YOLO-Master: MOE-Accelerated with Specialized Transformers for Enhanced Real-time Detection
Xu Lin, Jinlong Peng, Zhenye Gan, Jiawen Zhu, Jun Liu
TL;DR
This work tackles the inefficiency of static dense computation in real-time object detection by introducing YOLO-Master, which embeds an Efficient Sparse MoE (ES-MoE) into a YOLO-like pipeline. A lightweight Dynamic Routing Network selects a small subset of diverse multi-scale experts via Soft Top-K during training and Hard Top-K during inference, guided by a gating network and a load-balancing loss to prevent expert collapse. The approach yields state-of-the-art results across five benchmarks (notably 42.4% AP at 1.62 ms on COCO) while maintaining real-time speed, with pronounced gains on dense scenes and crowded scenes like SKU-110K and VisDrone.

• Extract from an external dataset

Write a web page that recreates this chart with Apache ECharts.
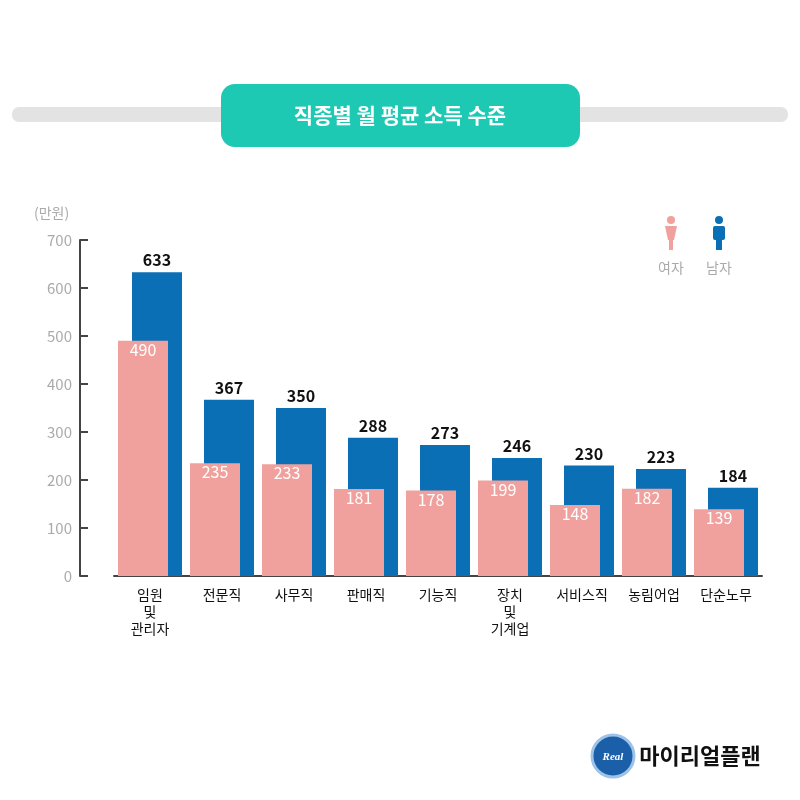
<!DOCTYPE html><html><head><meta charset="utf-8"><script src="https://cdn.jsdelivr.net/npm/echarts@6/dist/echarts.min.js"></script>
<style>body{margin:0}#c{width:800px;height:800px}</style></head><body><div id="c"></div><script>
const categories=['임원\n및\n관리자','전문직','사무직','판매직','기능직','장치\n및\n기계업','서비스직','농림어업','단순노무'];
const female=[490,235,233,181,178,199,148,182,139];
const male=[633,367,350,288,273,246,230,223,184];
const yTicks=[0,100,200,300,400,500,600,700];
const F='"Noto Sans CJK KR"';
const ch=echarts.init(document.getElementById('c'));
ch.setOption({
animation:false,
textStyle:{fontFamily:F},
grid:{left:114,right:38,top:240,bottom:224},
xAxis:{type:'category',data:categories,axisTick:{show:false},axisLine:{lineStyle:{color:'#444',width:2}},
 axisLabel:{color:'#111',fontSize:14,lineHeight:17,margin:10,fontFamily:F}},
yAxis:{type:'value',min:0,max:700,interval:100,offset:34,splitLine:{show:false},
 axisLine:{show:true,lineStyle:{color:'#444',width:2}},axisTick:{show:true,length:8,inside:true,lineStyle:{color:'#444',width:2}},
 axisLabel:{color:'#aaa',fontSize:15,margin:8,formatter:v=>yTicks.includes(v)?String(v):''}},
series:[
 {name:'여자',type:'bar',data:female,barWidth:50,barGap:'-72%',z:3,itemStyle:{color:'#f0a19d'},
  label:{show:true,position:'insideTop',color:'#fff',fontSize:16,offset:[0,-4]}},
 {name:'남자',type:'bar',data:male,barWidth:50,z:2,itemStyle:{color:'#0a6fb5'},
  label:{show:true,position:'top',color:'#111',fontSize:16,fontWeight:'bold',distance:4}}
],
graphic:[
 {type:'rect',shape:{x:12,y:107,width:776,height:15,r:7},style:{fill:'#e3e3e3'}},
 {type:'rect',shape:{x:221,y:84,width:359,height:63,r:14},style:{fill:'#1dc9b3'}},
 {type:'text',x:400,y:115,style:{text:'직종별 월 평균 소득 수준',fill:'#fff',font:'bold 21px '+F,align:'center',verticalAlign:'middle'}},
 {type:'text',x:34,y:213,style:{text:'(만원)',fill:'#aaa',font:'14px '+F,align:'left',verticalAlign:'middle'}},
 {type:'circle',shape:{cx:671,cy:220,r:4},style:{fill:'#f0a19d'}},
 {type:'polygon',shape:{points:[[665,226],[677,226],[674,240],[668,240]]},style:{fill:'#f0a19d'}},
 {type:'rect',shape:{x:669,y:238,width:4,height:12},style:{fill:'#f0a19d'}},
 {type:'circle',shape:{cx:719,cy:220,r:4},style:{fill:'#0a6fb5'}},
 {type:'rect',shape:{x:713,y:226,width:12,height:14,r:2},style:{fill:'#0a6fb5'}},
 {type:'rect',shape:{x:716,y:238,width:6,height:12},style:{fill:'#0a6fb5'}},
 {type:'text',x:671,y:268,style:{text:'여자',fill:'#aaa',font:'14px '+F,align:'center',verticalAlign:'middle'}},
 {type:'text',x:719,y:268,style:{text:'남자',fill:'#aaa',font:'14px '+F,align:'center',verticalAlign:'middle'}},
 {type:'circle',shape:{cx:613,cy:756,r:21},style:{fill:'#1a5fa8',stroke:'#9ec3e8',lineWidth:3}},
 {type:'text',x:613,y:757,style:{text:'Real',fill:'#fff',font:'bold italic 11px serif',align:'center',verticalAlign:'middle'}},
 {type:'text',x:700,y:756,style:{text:'마이리얼플랜',fill:'#111',font:'bold 22px '+F,align:'center',verticalAlign:'middle'}}
]});
</script></body></html>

The method generalizes to downstream tasks such as image classification and segmentation, illustrating the versatility of conditional computation for efficient dense prediction in vision systems.
Abstract
Existing Real-Time Object Detection (RTOD) methods commonly adopt YOLO-like architectures for their favorable trade-off between accuracy and speed. However, these models rely on static dense computation that applies uniform processing to all inputs, misallocating representational capacity and computational resources such as over-allocating on trivial scenes while under-serving complex ones. This mismatch results in both computational redundancy and suboptimal detection performance. To overcome this limitation, we propose YOLO-Master, a novel YOLO-like framework that introduces instance-conditional adaptive computation for RTOD. This is achieved through a Efficient Sparse Mixture-of-Experts (ES-MoE) block that dynamically allocates computational resources to each input according to its scene complexity. At its core, a lightweight dynamic routing network guides expert specialization during training through a diversity enhancing objective, encouraging complementary expertise among experts. Additionally, the routing network adaptively learns to activate only the most relevant experts, thereby improving detection performance while minimizing computational overhead during inference. Comprehensive experiments on five large-scale benchmarks demonstrate the superiority of YOLO-Master. On MS COCO, our model achieves 42.4% AP with 1.62ms latency, outperforming YOLOv13-N by +0.8% mAP and 17.8% faster inference. Notably, the gains are most pronounced on challenging dense scenes, while the model preserves efficiency on typical inputs and maintains real-time inference speed. Code will be available.